Nearly 4,000 Fully Vaccinated People Have Tested Positive for COVID in Massachusetts
COVID-19 vaccines remain a source of contention for many Americans.
While some adamantly support and advocate for mandatory vaccinations and vaccine passports, others are skeptical of the novel technology as well as the power grab behind it — and for good reason.
According to data from the Massachusetts Department of Public Health, nearly 4,000 state residents still tested positive for COVID-19 even after being fully vaccinated, the Boston Herald reported on June 16.
The development — and others — raises further suspicions surrounding the fledgling vaccines, including the most important: If you can still contract COVID-19, why get vaccinated?
“We’re learning that many of the breakthrough infections are asymptomatic or they’re very mild and brief in duration,” Davidson Hamer, an infectious diseases specialist at Boston University, told The Herald, adding that “the viral load is not very high” in these breakthrough cases.
Hamer said some breakthrough cases are expected, but it’s essential to understand who is at risk or whether those with breakthrough cases can still transmit COVID-19 to others.
The Centers for Disease Control and Prevention concur with the statement with their own large-scale clinical studies, which found that COVID-19 vaccines prevented most people from contracting the virus.
“Vaccine breakthrough cases are expected. COVID-19 vaccines are effective and are a critical tool to bring the pandemic under control. However, no vaccines are 100% effective at preventing illness in vaccinated people,” the CDC webpage states.
“There will be a small percentage of fully vaccinated people who still get sick, are hospitalized or die from COVID-19.”
The CDC, public health departments and the general public understand no vaccine is 100 percent effective.
Still, as numbers like those in Massachusetts surface, it’s hard to inspire confidence in a vaccine that’s so adamantly — and almost obsessively — pushed by agencies and officials.

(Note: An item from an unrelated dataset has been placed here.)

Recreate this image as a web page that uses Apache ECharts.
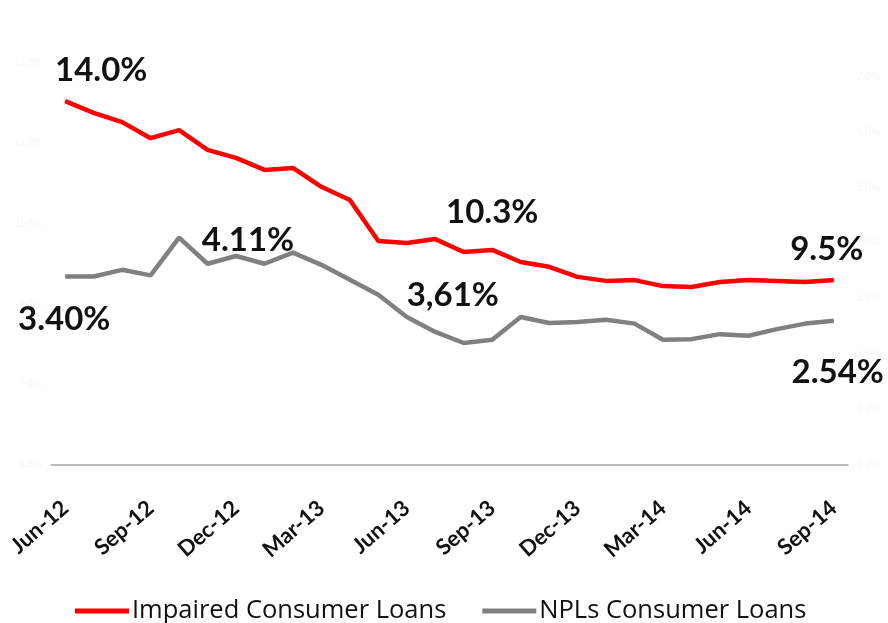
<!DOCTYPE html>
<html>
<head>
<meta charset="utf-8">
<script src="https://cdn.jsdelivr.net/npm/echarts@6/dist/echarts.min.js"></script>
<style>
html,body{margin:0;padding:0;background:#fff;}
#chart{width:888px;height:623px;}
</style>
</head>
<body>
<div id="chart"></div>
<script>
const categories = ['Jun-12','Jul-12','Aug-12','Sep-12','Oct-12','Nov-12','Dec-12','Jan-13','Feb-13','Mar-13','Apr-13','May-13',
  'Jun-13','Jul-13','Aug-13','Sep-13','Oct-13','Nov-13','Dec-13','Jan-14','Feb-14','Mar-14','Apr-14','May-14',
  'Jun-14','Jul-14','Aug-14','Sep-14'];
const impairedLoans = [14.05,13.76,13.53,13.13,13.33,12.84,12.64,12.34,12.39,11.92,11.59,10.57,
  10.52,10.62,10.30,10.35,10.05,9.93,9.68,9.58,9.60,9.45,9.43,9.55,9.60,9.58,9.55,9.60];
const nplLoans = [3.40,3.40,3.52,3.42,4.10,3.63,3.77,3.63,3.83,3.61,3.34,3.07,
  2.67,2.40,2.20,2.26,2.67,2.56,2.58,2.62,2.55,2.26,2.27,2.36,2.33,2.45,2.55,2.60];
const seriesNames = ['Impaired Consumer Loans','NPLs Consumer Loans'];
// annotation texts: [series index, data index, text]
const annotations = [
  [0, 0, '14.0%'],
  [0, 15, '10.3%'],
  [0, 27, '9.5%'],
  [1, 6, '4.11%'],
  [1, 14, '3,61%'],
  [1, 0, '3.40%'],
  [1, 27, '2.54%']
];
const annotationOffsets = [[36,-31],[0,-38],[-7,-31],[12,-16],[-11,-48],[-1,43],[4,52]];

const labelFont = {fontFamily:'Lato', fontWeight:'bold', fontSize:33, color:'#111'};

function buildData(values, sIdx){
  return values.map((v,i)=>{
    const aIdx = annotations.findIndex(a=>a[0]===sIdx && a[1]===i);
    if(aIdx<0) return v;
    return {value:v, label:Object.assign({show:true, position:'inside', offset:annotationOffsets[aIdx],
      formatter:annotations[aIdx][2]}, labelFont)};
  });
}

const faint = '#f6f6f6';
const chart = echarts.init(document.getElementById('chart'));
chart.setOption({
  animation:false,
  backgroundColor:'#fff',
  grid:{left:51, right:40, top:63, bottom:158, containLabel:false},
  legend:{
    left:70, top:593, itemWidth:54, itemHeight:5, itemGap:36, icon:'rect',
    textStyle:{fontFamily:'Open Sans', fontSize:25.5, color:'#111', padding:[0,0,0,-2]},
    data:seriesNames
  },
  xAxis:{
    type:'category', data:categories, boundaryGap:true,
    axisLine:{lineStyle:{color:'#a6a6a6', width:1.5}},
    axisTick:{interval:2, length:8, lineStyle:{color:'#a6a6a6', width:1.5}},
    axisLabel:{interval:2, rotate:41, fontFamily:'Lato', fontWeight:'bold', fontSize:22, color:'#111', margin:40}
  },
  yAxis:[
    {type:'value', min:5, max:15, interval:2, position:'left',
     axisLine:{show:false}, axisTick:{show:false}, splitLine:{show:false},
     axisLabel:{color:faint, fontSize:10, margin:9, formatter:v=>v.toFixed(1)+'%'}},
    {type:'value', min:0, max:7.25, interval:1, position:'right',
     axisLine:{show:false}, axisTick:{show:false}, splitLine:{show:false},
     axisLabel:{color:faint, fontSize:10, margin:9, formatter:v=>Number.isInteger(v)?v.toFixed(1)+'%':''}}
  ],
  series:[
    {name:seriesNames[0], type:'line', yAxisIndex:0, data:buildData(impairedLoans,0),
     symbol:'circle', symbolSize:1, showSymbol:true,
     lineStyle:{color:'#ff0000', width:4.5}, itemStyle:{color:'#ff0000'}},
    {name:seriesNames[1], type:'line', yAxisIndex:1, data:buildData(nplLoans,1),
     symbol:'circle', symbolSize:1, showSymbol:true,
     lineStyle:{color:'#808080', width:4.5}, itemStyle:{color:'#808080'}}
  ]
});
</script>
</body>
</html>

Do we reserve the right to be skeptical?
Data from the Massachusetts health department last week indicated nearly 3.7 million fully vaccinated individuals reside in the state, and, among those 3.7 million individuals, there have been 3,791 breakthrough cases as of June 12.
Though this amounts to a less than one percent infection rate among those fully vaccinated in the state, nearly 4,000 cases is still a shocking number to many, especially as it coincides with vaccine horror stories.
Some remain wary of being injected with novel mRNA technology.
Some fear that, if injected, they may experience the same extreme side effects some recipients have reported, and some remain skeptical of the notably adamant push behind this technology.
Now people are asking: Is the vaccine worth all of the risks, especially if I still have a slim chance of contracting the virus?
These vaccines — and the technology behind them — are still relatively new and we still don’t know the full effects of either.
That’s why being vaccinated should never be mandated.